§ **AIM OF THE TASK**
Beginning with the opening line of the entries, return every line through the one containing "const groupShapes = ['circle', 'triangle', 'rect'];", both included, and nothing else. Omit pictures.

[Code that draws figures]
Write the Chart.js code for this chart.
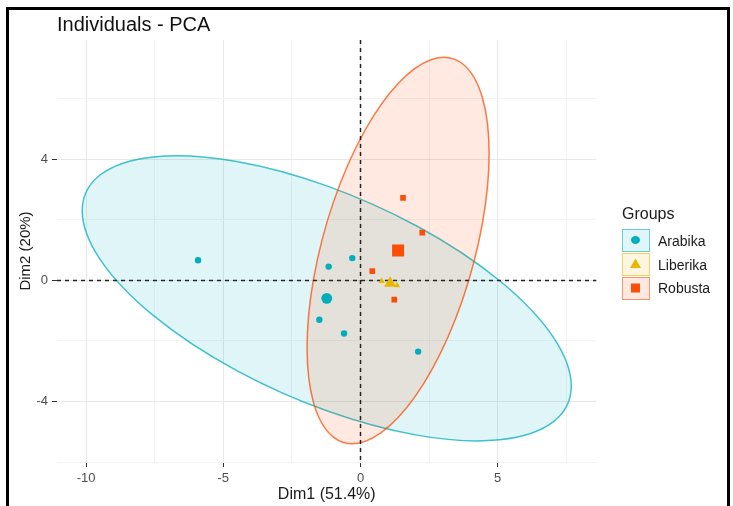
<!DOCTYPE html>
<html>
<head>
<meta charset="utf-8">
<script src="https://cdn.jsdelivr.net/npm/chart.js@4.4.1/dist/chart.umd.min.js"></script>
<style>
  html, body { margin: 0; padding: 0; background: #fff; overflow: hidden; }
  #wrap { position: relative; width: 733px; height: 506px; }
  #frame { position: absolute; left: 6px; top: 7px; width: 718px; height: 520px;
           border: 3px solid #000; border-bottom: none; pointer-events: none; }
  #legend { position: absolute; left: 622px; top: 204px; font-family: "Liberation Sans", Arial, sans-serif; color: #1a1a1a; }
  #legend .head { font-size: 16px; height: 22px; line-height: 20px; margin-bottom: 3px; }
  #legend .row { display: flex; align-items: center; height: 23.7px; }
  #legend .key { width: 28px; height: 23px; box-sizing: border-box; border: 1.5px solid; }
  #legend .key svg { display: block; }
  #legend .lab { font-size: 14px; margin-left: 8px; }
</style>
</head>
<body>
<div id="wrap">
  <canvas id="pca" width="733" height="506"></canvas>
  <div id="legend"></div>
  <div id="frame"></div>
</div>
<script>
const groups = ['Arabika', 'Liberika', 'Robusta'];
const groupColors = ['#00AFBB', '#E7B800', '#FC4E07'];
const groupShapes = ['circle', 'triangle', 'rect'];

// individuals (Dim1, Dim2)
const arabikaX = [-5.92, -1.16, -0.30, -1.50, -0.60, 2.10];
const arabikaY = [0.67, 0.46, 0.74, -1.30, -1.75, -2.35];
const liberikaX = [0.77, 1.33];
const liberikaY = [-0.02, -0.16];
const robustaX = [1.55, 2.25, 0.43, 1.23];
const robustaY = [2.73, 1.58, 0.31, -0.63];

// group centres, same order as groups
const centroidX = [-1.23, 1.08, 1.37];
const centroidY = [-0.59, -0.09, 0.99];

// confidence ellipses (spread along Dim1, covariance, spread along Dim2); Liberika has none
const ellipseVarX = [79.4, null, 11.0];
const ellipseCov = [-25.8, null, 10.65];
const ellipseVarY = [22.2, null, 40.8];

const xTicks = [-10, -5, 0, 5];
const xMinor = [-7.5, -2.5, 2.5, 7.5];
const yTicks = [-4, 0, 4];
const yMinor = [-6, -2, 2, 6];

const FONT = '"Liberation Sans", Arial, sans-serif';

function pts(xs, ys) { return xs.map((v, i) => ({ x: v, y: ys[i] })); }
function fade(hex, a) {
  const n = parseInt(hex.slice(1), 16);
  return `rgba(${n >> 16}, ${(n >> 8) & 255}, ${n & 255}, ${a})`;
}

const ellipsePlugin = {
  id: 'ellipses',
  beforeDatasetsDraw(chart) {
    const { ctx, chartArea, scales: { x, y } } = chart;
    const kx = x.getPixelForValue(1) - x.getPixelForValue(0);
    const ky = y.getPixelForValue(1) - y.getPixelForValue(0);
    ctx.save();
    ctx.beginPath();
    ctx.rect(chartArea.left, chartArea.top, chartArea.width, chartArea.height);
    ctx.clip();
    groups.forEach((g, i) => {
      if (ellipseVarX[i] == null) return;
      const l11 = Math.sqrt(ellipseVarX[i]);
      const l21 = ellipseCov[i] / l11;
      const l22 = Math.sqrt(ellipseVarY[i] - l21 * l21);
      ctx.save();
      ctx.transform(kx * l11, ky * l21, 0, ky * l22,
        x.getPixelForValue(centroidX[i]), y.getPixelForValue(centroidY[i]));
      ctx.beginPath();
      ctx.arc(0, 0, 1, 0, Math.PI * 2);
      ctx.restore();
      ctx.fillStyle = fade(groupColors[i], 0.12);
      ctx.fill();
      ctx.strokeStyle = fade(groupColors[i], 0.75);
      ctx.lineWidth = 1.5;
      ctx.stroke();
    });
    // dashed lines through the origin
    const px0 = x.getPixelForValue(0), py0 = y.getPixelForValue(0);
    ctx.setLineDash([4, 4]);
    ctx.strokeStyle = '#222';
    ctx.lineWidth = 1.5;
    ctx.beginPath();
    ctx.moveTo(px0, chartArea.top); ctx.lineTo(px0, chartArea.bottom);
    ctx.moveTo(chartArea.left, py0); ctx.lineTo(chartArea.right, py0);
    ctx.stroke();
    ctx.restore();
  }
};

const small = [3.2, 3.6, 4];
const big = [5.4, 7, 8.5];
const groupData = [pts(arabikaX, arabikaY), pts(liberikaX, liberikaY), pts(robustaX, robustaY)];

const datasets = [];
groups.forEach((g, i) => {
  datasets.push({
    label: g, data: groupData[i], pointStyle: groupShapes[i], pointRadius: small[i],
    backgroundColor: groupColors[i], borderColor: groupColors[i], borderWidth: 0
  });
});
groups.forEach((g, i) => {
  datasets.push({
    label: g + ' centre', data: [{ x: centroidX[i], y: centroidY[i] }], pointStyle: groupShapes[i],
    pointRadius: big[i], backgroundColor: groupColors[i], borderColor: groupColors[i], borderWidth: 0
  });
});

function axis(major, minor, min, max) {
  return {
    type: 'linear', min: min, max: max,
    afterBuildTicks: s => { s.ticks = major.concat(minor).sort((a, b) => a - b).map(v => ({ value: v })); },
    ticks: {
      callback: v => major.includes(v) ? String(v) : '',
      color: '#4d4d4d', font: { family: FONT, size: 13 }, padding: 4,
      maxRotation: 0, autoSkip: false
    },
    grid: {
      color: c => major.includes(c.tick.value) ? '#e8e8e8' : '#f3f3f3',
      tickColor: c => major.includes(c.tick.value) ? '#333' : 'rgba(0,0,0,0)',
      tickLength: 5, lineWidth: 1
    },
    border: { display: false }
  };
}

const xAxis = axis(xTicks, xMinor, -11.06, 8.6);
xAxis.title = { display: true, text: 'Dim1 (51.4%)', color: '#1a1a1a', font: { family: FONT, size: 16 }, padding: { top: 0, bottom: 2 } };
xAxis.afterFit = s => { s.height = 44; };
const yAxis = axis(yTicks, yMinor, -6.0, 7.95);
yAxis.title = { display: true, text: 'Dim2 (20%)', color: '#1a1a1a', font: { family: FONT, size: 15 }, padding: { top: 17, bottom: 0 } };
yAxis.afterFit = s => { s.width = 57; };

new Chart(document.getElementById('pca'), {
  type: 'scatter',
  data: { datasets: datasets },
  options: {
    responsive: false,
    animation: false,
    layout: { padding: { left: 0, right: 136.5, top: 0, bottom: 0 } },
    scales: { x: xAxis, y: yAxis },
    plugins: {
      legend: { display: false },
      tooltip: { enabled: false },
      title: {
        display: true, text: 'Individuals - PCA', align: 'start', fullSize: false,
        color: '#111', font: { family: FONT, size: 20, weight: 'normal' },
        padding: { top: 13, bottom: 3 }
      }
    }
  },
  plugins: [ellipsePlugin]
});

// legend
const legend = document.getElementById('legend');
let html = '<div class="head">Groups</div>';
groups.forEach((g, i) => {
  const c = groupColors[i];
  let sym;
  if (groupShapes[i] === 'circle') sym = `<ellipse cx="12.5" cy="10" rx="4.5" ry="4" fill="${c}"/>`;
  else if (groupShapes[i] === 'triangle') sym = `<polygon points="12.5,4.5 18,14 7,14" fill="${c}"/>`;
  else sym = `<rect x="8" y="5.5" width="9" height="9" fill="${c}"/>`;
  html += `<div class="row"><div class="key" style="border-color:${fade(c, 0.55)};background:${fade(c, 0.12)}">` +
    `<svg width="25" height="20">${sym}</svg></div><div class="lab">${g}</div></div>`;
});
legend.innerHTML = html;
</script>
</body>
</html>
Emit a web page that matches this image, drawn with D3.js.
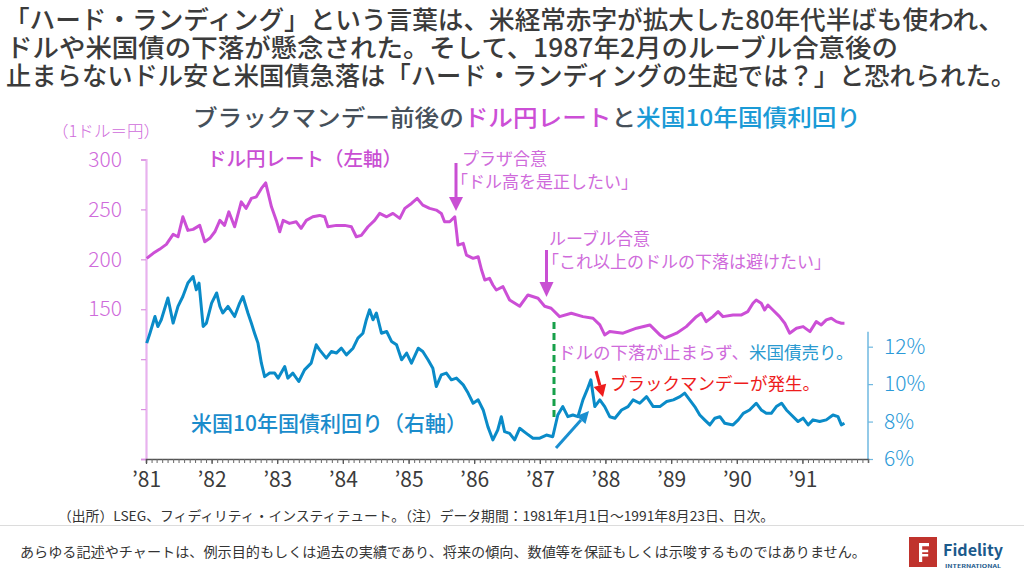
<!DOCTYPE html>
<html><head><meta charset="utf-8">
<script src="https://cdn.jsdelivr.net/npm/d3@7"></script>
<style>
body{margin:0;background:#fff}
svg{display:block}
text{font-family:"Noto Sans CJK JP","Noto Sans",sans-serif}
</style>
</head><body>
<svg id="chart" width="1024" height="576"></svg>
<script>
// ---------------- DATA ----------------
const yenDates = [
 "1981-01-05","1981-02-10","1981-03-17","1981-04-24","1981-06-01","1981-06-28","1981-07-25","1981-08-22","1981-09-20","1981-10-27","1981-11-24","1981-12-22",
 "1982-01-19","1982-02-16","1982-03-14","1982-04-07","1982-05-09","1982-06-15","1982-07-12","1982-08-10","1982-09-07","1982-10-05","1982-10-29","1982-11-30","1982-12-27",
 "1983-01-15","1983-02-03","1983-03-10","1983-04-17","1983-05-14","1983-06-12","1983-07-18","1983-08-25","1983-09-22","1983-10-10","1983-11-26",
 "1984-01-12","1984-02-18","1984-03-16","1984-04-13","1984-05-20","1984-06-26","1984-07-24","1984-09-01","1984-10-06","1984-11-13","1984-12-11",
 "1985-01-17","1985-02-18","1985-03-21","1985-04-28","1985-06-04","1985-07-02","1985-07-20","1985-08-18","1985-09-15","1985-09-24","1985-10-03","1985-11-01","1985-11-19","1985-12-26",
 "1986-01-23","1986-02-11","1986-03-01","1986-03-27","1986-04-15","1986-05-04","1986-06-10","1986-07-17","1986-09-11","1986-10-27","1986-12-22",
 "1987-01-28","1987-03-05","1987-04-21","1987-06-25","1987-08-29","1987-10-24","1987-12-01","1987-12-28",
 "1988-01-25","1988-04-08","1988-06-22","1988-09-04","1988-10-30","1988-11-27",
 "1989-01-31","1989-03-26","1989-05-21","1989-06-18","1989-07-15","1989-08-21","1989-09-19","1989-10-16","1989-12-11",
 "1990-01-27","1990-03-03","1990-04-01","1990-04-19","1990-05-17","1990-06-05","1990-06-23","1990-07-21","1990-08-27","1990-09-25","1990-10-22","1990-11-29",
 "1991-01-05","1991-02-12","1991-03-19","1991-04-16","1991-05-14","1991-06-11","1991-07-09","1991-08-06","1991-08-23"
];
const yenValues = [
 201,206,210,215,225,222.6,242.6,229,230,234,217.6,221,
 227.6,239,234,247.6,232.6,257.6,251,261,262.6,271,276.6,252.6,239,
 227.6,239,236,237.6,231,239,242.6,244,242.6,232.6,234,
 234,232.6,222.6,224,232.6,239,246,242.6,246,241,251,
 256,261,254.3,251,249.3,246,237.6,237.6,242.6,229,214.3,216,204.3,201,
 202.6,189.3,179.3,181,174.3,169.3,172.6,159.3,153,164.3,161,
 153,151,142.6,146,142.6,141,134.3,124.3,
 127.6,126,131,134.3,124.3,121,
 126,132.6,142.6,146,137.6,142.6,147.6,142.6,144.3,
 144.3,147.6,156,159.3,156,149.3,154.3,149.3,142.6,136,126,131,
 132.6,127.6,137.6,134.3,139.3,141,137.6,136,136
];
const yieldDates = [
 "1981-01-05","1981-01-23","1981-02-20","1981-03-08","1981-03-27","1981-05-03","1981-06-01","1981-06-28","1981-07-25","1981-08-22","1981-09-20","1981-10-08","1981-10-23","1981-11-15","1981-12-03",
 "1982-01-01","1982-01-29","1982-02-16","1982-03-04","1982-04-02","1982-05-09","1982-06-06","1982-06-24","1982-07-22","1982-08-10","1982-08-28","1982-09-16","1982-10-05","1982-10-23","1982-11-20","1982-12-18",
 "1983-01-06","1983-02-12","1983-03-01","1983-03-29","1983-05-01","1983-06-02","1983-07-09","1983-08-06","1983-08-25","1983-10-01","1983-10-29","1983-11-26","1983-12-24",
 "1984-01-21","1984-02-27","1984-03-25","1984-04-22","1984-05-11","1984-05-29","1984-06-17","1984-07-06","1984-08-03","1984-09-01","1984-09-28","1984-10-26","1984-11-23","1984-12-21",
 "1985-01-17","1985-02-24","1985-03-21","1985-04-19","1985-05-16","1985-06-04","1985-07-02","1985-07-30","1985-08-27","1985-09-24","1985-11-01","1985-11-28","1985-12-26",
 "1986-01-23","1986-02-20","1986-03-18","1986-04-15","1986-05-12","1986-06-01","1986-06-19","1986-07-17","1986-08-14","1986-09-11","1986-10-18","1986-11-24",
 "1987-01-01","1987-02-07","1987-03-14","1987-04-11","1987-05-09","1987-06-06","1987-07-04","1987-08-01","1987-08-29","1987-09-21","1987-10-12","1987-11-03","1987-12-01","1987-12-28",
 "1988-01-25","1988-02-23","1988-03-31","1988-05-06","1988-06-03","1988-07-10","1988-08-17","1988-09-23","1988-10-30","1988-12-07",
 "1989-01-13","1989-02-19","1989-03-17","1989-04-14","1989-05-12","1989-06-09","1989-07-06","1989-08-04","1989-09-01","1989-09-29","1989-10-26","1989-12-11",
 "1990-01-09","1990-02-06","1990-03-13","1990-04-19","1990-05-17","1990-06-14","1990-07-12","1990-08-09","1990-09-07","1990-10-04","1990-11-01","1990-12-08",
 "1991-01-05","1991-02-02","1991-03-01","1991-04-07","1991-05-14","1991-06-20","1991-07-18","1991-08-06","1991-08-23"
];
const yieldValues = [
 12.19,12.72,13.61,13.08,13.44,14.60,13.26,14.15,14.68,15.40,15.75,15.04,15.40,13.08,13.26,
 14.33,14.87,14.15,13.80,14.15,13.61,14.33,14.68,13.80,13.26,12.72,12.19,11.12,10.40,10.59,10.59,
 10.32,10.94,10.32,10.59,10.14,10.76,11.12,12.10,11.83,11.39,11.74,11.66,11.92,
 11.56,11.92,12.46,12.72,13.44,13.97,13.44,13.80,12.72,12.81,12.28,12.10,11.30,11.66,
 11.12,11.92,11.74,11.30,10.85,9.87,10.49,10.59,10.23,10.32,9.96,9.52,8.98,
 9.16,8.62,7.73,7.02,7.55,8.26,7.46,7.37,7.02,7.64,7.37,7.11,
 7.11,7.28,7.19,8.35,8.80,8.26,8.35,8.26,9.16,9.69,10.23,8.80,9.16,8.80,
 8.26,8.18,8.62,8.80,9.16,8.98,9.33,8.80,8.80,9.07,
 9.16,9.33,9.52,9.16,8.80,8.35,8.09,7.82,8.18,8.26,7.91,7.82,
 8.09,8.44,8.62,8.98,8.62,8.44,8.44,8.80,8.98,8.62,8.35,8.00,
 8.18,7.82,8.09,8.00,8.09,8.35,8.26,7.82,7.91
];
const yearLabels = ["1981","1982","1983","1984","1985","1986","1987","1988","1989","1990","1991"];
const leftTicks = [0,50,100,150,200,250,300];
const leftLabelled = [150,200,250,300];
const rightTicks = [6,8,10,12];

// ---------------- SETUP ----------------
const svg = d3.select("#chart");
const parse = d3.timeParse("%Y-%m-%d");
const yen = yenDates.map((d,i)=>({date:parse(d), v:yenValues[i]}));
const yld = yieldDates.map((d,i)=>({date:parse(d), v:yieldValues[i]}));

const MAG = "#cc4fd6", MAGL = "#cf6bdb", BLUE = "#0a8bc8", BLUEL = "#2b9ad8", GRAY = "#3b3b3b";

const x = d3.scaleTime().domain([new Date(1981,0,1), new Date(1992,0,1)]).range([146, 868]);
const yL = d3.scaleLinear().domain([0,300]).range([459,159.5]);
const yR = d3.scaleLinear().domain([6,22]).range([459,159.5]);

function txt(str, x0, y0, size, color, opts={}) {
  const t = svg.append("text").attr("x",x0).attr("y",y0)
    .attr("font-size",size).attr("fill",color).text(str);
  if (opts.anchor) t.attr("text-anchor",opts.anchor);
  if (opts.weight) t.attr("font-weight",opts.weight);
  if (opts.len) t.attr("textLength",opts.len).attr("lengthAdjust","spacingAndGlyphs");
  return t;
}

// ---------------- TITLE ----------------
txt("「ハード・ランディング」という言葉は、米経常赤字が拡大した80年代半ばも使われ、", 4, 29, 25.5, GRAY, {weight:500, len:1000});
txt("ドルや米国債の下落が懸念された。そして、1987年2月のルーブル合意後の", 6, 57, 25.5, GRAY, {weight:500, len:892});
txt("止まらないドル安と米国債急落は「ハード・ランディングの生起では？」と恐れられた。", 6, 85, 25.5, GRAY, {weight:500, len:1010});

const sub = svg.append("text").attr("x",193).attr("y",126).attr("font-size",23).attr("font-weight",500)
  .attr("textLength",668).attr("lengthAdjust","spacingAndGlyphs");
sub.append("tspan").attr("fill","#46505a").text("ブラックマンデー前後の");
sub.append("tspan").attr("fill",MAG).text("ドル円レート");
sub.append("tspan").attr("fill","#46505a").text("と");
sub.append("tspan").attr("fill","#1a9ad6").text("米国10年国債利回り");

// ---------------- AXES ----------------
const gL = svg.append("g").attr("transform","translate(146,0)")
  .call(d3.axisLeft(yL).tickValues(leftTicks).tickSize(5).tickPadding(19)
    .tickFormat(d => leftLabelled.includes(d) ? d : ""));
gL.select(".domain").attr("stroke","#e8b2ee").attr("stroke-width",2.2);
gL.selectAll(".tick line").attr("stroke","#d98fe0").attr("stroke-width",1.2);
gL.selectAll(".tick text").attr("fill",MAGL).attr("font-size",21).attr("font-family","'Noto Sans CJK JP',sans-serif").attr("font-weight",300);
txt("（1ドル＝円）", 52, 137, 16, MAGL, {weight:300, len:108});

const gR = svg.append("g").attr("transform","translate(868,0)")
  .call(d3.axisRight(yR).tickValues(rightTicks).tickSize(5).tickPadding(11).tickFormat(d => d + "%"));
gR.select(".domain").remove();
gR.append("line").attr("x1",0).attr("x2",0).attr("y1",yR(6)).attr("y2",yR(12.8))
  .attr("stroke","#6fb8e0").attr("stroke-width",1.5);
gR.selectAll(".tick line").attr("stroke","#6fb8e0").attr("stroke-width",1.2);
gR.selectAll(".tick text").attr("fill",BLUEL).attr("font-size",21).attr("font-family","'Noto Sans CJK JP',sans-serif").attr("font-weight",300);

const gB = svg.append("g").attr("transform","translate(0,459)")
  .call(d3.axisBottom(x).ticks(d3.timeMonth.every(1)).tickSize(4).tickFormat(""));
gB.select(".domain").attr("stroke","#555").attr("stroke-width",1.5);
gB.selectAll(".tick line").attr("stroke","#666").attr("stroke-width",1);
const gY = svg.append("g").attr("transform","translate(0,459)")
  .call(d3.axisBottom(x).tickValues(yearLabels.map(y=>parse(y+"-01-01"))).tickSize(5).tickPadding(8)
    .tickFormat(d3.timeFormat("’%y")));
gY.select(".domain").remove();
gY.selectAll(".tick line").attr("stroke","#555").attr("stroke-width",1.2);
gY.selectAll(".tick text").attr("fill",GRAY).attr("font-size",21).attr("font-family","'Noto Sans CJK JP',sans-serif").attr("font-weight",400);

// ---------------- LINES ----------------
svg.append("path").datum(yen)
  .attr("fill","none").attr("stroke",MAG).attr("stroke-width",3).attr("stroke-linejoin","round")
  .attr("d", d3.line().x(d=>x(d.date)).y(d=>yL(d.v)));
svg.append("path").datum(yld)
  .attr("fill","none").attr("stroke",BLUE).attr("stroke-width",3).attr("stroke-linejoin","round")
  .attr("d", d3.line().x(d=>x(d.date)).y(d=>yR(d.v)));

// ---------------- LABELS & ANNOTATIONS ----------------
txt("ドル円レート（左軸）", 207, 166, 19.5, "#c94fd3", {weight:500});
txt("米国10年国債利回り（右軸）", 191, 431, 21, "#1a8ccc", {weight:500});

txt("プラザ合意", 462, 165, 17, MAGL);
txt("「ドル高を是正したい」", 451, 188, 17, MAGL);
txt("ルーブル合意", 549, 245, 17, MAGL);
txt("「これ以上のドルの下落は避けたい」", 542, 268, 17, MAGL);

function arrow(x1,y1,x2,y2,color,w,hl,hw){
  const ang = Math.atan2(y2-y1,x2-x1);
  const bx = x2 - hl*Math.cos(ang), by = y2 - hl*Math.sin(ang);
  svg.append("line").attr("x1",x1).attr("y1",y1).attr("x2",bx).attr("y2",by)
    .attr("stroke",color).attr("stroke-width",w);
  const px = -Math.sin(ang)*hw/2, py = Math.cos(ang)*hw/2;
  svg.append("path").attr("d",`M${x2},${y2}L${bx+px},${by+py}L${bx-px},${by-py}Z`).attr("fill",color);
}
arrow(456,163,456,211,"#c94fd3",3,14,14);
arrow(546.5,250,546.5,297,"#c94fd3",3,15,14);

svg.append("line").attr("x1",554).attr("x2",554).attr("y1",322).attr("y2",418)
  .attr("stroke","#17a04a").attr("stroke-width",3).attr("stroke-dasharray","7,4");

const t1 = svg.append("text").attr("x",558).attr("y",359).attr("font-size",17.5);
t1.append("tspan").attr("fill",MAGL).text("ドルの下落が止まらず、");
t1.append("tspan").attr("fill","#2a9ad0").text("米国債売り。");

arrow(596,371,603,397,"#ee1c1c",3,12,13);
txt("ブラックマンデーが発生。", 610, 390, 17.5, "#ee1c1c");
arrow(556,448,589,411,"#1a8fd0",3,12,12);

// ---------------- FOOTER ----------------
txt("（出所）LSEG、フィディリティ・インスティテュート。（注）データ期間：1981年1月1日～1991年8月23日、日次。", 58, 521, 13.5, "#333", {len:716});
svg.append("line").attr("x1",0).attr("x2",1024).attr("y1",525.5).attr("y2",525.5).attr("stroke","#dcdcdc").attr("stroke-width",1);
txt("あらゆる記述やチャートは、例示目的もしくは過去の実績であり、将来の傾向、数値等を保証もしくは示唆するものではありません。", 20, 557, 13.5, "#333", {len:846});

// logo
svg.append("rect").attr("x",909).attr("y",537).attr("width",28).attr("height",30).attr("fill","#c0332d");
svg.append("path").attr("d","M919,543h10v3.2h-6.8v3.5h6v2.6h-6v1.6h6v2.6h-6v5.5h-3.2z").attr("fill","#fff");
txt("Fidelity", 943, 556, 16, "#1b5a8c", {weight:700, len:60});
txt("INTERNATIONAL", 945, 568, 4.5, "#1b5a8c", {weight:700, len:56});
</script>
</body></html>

§ **CORRECT ANSWER**
Write the Chart.js code for this chart.
<!DOCTYPE html>
<html>
<head>
<meta charset="utf-8">
<script src="https://cdn.jsdelivr.net/npm/chart.js@4.4.1/dist/chart.umd.min.js"></script>
<style>
  html, body { margin: 0; padding: 0; background: #fff; overflow: hidden; }
  #wrap { position: relative; width: 733px; height: 506px; }
  #frame { position: absolute; left: 6px; top: 7px; width: 718px; height: 520px;
           border: 3px solid #000; border-bottom: none; pointer-events: none; }
  #legend { position: absolute; left: 622px; top: 204px; font-family: "Liberation Sans", Arial, sans-serif; color: #1a1a1a; }
  #legend .head { font-size: 16px; height: 22px; line-height: 20px; margin-bottom: 3px; }
  #legend .row { display: flex; align-items: center; height: 23.7px; }
  #legend .key { width: 28px; height: 23px; box-sizing: border-box; border: 1.5px solid; }
  #legend .key svg { display: block; }
  #legend .lab { font-size: 14px; margin-left: 8px; }
</style>
</head>
<body>
<div id="wrap">
  <canvas id="pca" width="733" height="506"></canvas>
  <div id="legend"></div>
  <div id="frame"></div>
</div>
<script>
const groups = ['Arabika', 'Liberika', 'Robusta'];
const groupColors = ['#00AFBB', '#E7B800', '#FC4E07'];
const groupShapes = ['circle', 'triangle', 'rect'];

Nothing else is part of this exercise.